# DIY LED Lighting Question



## dirrtybirdy (May 22, 2007)

Hi guys,

I want to put together a diy led fixture soon and was wondering what kind of driver will I need to power up 20-25 3w bulbs? Ive look everywhere and couldnt find the answer. If anyone can help, it will be greatly appreciated!


----------



## dirrtybirdy (May 22, 2007)

anyone?


----------



## reybie (Jul 18, 2007)

There's a store called aquastyle that sells kits. Someone at TPT had emailed the owner to see if they can make a kit for freshwater, something you might want to keep an eye on. It comes with drivers and 24 LEDs, the one kit I looked at.


----------



## dirrtybirdy (May 22, 2007)

Can you post the link to the website please?
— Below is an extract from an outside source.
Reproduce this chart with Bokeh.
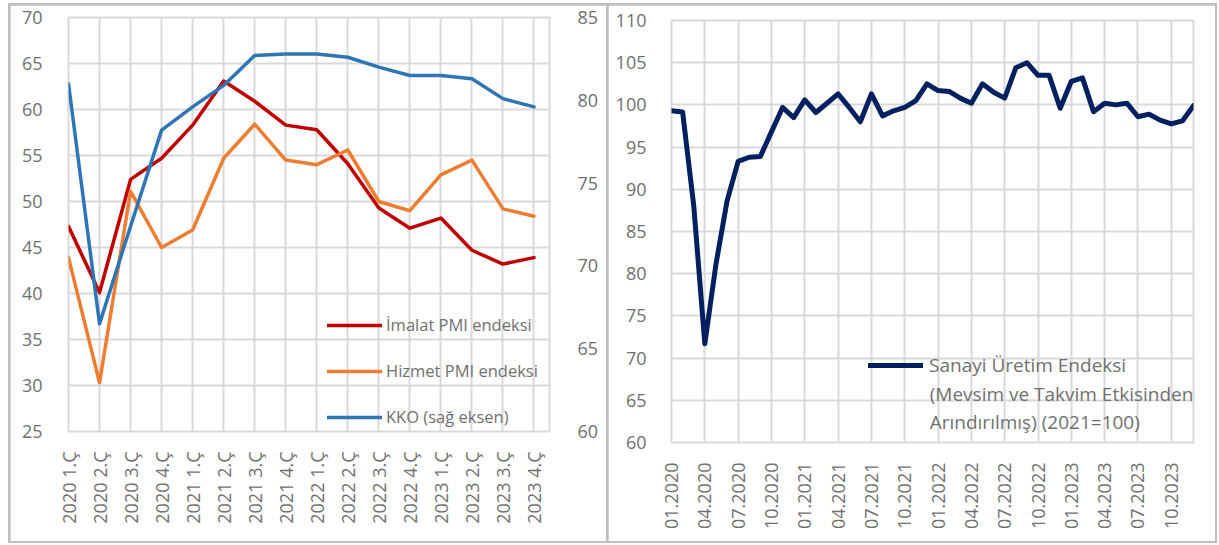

Also, has anyone every used led/drivers from ebay stores in china?


----------



## H2OAggie (Jan 10, 2011)

I purchased everything for my LED build from www.rapidled.com. Great prices and even better customer service. They will be happy to answer any and all questions you have.


----------



## reybie (Jul 18, 2007)

dirrtybirdy said:


> Can you post the link to the website please?
> 
> Also, has anyone every used led/drivers from ebay stores in china?


This is the store link. I have not looked if they posted a freshwater version.


----------



## jcgd (Apr 8, 2011)

I like to use rapidled.com or ledgroupbuy.com.

Take the voltage the driver in question puts out, and divide it by the average volt drop of the leds you are using to get how many leds it can power. 

The average for xpg is around 3.4-3.5. XML is around 3.2 up to around 1200mA I believe. Cheap ebay LEDs are a little less efficient. Around 3.5-3.6v per led.

So a 24v driver can drive 6 XPG. You can squeeze 7 XML on one if you keep the currents on the low end.


----------